Nothing but the hits Recent Bay Area transplant Cex got a bad rap, literally, May 23 when he got socked in the face at a show in the Mission District. The brouhaha extended to the Cex Web site, where the man otherwise known as Rjyan Kidwell blogged, "I played the third worst Cex show ever last night in S.F. A guy punched me in the jaw in the middle of my set. I don't feel like he was really committed to the punch, though, because it was super-easy to take. It didn't hurt half as much as the completely and utterly impenetrable funk that the 20 or so grown-ups in the audience were in." Cex, who recently released a new CD, Being Ridden, is obviously tired of being ridden by ingrates and hostile crowds.

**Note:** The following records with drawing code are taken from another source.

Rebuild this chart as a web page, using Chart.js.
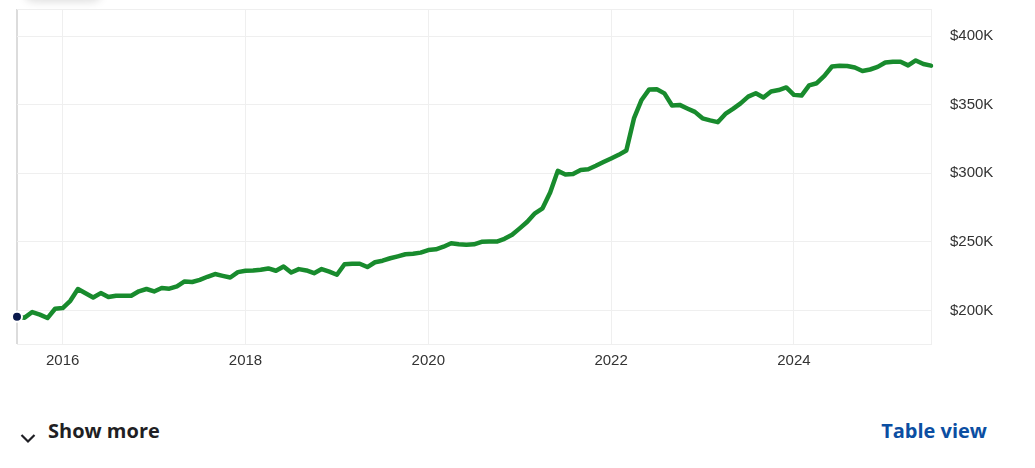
<!DOCTYPE html>
<html>
<head>
<meta charset="utf-8">
<script src="https://cdn.jsdelivr.net/npm/chart.js"></script>
<style>
  html, body { margin: 0; padding: 0; background: #fff; width: 1035px; height: 468px; overflow: hidden; }
  #wrap { position: absolute; left: 0; top: 0; width: 1000px; height: 372px; }
  .shade { position: absolute; left: 24px; top: -26px; width: 78px; height: 26px; border-radius: 10px; box-shadow: 0 2px 9px rgba(0,0,0,.13); }
  .foot { position: absolute; top: 421px; font: 700 20px/20px "Open Sans", sans-serif; white-space: nowrap; }
  .more { left: 20px; color: #1f1f24; }
  .more svg { position: absolute; left: 0; top: 12px; }
  .more span { margin-left: 28px; }
  .table { right: 48px; color: #0b4ea2; }
</style>
</head>
<body>
<div class="shade"></div>
<div id="wrap"><canvas id="homeChart"></canvas></div>
<div class="foot more"><svg width="16" height="11" viewBox="0 0 16 11"><polyline points="1.5,2 8,8.5 14.5,2" fill="none" stroke="#1f1f24" stroke-width="2.2"/></svg><span>Show more</span></div>
<div class="foot table">Table view</div>
<script>
// monthly typical home value, thousands of dollars
const months = [
  '2015-07','2015-08','2015-09','2015-10','2015-11','2015-12',
  '2016-01','2016-02','2016-03','2016-04','2016-05','2016-06','2016-07','2016-08','2016-09','2016-10','2016-11','2016-12',
  '2017-01','2017-02','2017-03','2017-04','2017-05','2017-06','2017-07','2017-08','2017-09','2017-10','2017-11','2017-12',
  '2018-01','2018-02','2018-03','2018-04','2018-05','2018-06','2018-07','2018-08','2018-09','2018-10','2018-11','2018-12',
  '2019-01','2019-02','2019-03','2019-04','2019-05','2019-06','2019-07','2019-08','2019-09','2019-10','2019-11','2019-12',
  '2020-01','2020-02','2020-03','2020-04','2020-05','2020-06','2020-07','2020-08','2020-09','2020-10','2020-11','2020-12',
  '2021-01','2021-02','2021-03','2021-04','2021-05','2021-06','2021-07','2021-08','2021-09','2021-10','2021-11','2021-12',
  '2022-01','2022-02','2022-03','2022-04','2022-05','2022-06','2022-07','2022-08','2022-09','2022-10','2022-11','2022-12',
  '2023-01','2023-02','2023-03','2023-04','2023-05','2023-06','2023-07','2023-08','2023-09','2023-10','2023-11','2023-12',
  '2024-01','2024-02','2024-03','2024-04','2024-05','2024-06','2024-07','2024-08','2024-09','2024-10','2024-11','2024-12',
  '2025-01','2025-02','2025-03','2025-04','2025-05','2025-06','2025-07'
];
const homeValuesK = [
  195.4, 194.8, 198.9, 197.0, 194.5, 201.3,
  201.8, 207.1, 215.7, 212.6, 209.5, 212.7, 209.8, 210.8, 210.8, 210.8, 214.0, 215.7,
  213.9, 216.4, 215.9, 217.6, 221.2, 220.8, 222.4, 224.6, 226.6, 225.3, 224.1, 228.0,
  229.0, 229.1, 229.7, 230.7, 229.0, 232.1, 227.7, 230.2, 229.2, 227.2, 230.2, 228.3,
  226.1, 233.7, 234.1, 234.1, 231.7, 235.2, 236.3, 238.1, 239.5, 241.0, 241.4, 242.2,
  244.1, 244.6, 246.5, 249.0, 248.3, 247.9, 248.3, 250.1, 250.3, 250.3, 252.3, 255.2,
  259.9, 264.7, 270.9, 274.5, 286.0, 301.8, 299.1, 299.6, 302.5, 303.0, 305.5, 308.2,
  310.8, 313.5, 316.7, 340.0, 353.5, 361.2, 361.3, 358.3, 349.5, 349.9, 347.3, 344.8,
  340.1, 338.6, 337.3, 343.3, 347.0, 351.0, 355.9, 358.4, 355.3, 359.7, 360.7, 362.6,
  357.2, 356.7, 364.1, 365.7, 371.0, 377.9, 378.4, 378.3, 377.2, 374.6, 375.7, 377.6,
  380.8, 381.4, 381.4, 378.7, 382.3, 379.7, 378.5
];
const xTickYears = [2016, 2018, 2020, 2022, 2024];
const yTicksK = [200, 250, 300, 350, 400];

const points = months.map((m, i) => {
  const [yr, mo] = m.split('-').map(Number);
  return { x: yr + (mo - 1) / 12, y: homeValuesK[i] };
});
const xMin = points[0].x, xMax = points[points.length - 1].x;
const yMin = 175.6, yMax = 419.8;

const tickFont = { family: '"Liberation Sans", Arial, sans-serif', size: 15 };
const gridGray = '#efefef';

new Chart(document.getElementById('homeChart'), {
  type: 'line',
  data: {
    datasets: [{
      data: points,
      borderColor: '#188b2d',
      borderWidth: 4.5,
      borderCapStyle: 'round',
      borderJoinStyle: 'round',
      tension: 0,
      clip: false,
      pointRadius: ctx => ctx.dataIndex === 0 ? 5 : 0,
      pointBackgroundColor: '#0b1a4c',
      pointBorderColor: '#ffffff',
      pointBorderWidth: 2
    }]
  },
  options: {
    responsive: true,
    maintainAspectRatio: false,
    animation: false,
    events: [],
    layout: { padding: { left: 17, top: 9, right: 0, bottom: 0 } },
    plugins: { legend: { display: false }, tooltip: { enabled: false } },
    scales: {
      x: {
        type: 'linear',
        min: xMin,
        max: xMax,
        afterBuildTicks: s => { s.ticks = [xMin, ...xTickYears, xMax].map(v => ({ value: v })); },
        afterFit: s => { s.height = 28; s.paddingLeft = 0; s.paddingRight = 0; },
        ticks: {
          autoSkip: false, maxRotation: 0, padding: 8, color: '#333', font: tickFont,
          callback: v => xTickYears.includes(v) ? String(v) : ''
        },
        grid: {
          drawTicks: false,
          color: ctx => ctx.index === 0 ? '#dcdcdc' : gridGray,
          lineWidth: ctx => ctx.index === 0 ? 2 : 1
        },
        border: { color: gridGray }
      },
      y: {
        type: 'linear',
        position: 'right',
        min: yMin,
        max: yMax,
        afterBuildTicks: s => { s.ticks = [yMin, ...yTicksK, yMax].map(v => ({ value: v })); },
        afterFit: s => { s.width = 69; s.paddingTop = 0; s.paddingBottom = 0; },
        ticks: {
          padding: 19, color: '#333', font: tickFont,
          callback: v => yTicksK.includes(v) ? '$' + v + 'K' : ''
        },
        grid: { drawTicks: false, color: gridGray },
        border: { color: gridGray }
      }
    }
  }
});
</script>
</body>
</html>
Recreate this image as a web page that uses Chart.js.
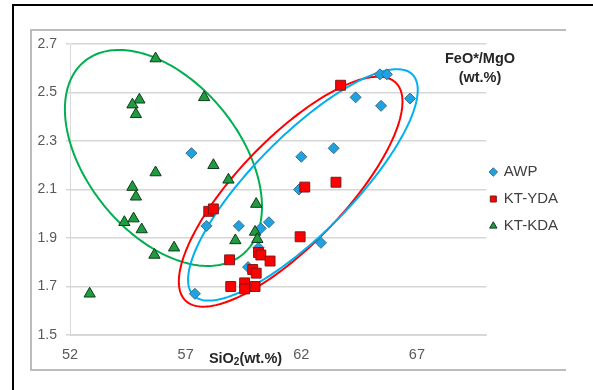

Turns out, however, that the perp isn't quite as guilty as some thought. Fingers pointed at Mike Thorn, but though the Maximum Rocknroll staffer says he's a Cex hater, he's not an intentional hitter. "Cex was terrible, and my friends and I were heckling him," he wrote me in an e-mail. "I was also throwing French fries at him. I was trying to leave the room, he got in my face, I went to push him away from me, one hand landed on his shoulder, the other hit his jaw instead of his chest (which was my intention). It was an accident, pure and simple. I didn't really fully realize it had happened until I got outside. I'm sorry that it occurred, as I am not some sort of thug that goes around looking for fights." OK, that's it for this edition of When Audiences Attack – though if given a choice, I'd get behind food fights rather than fisticuffs any day.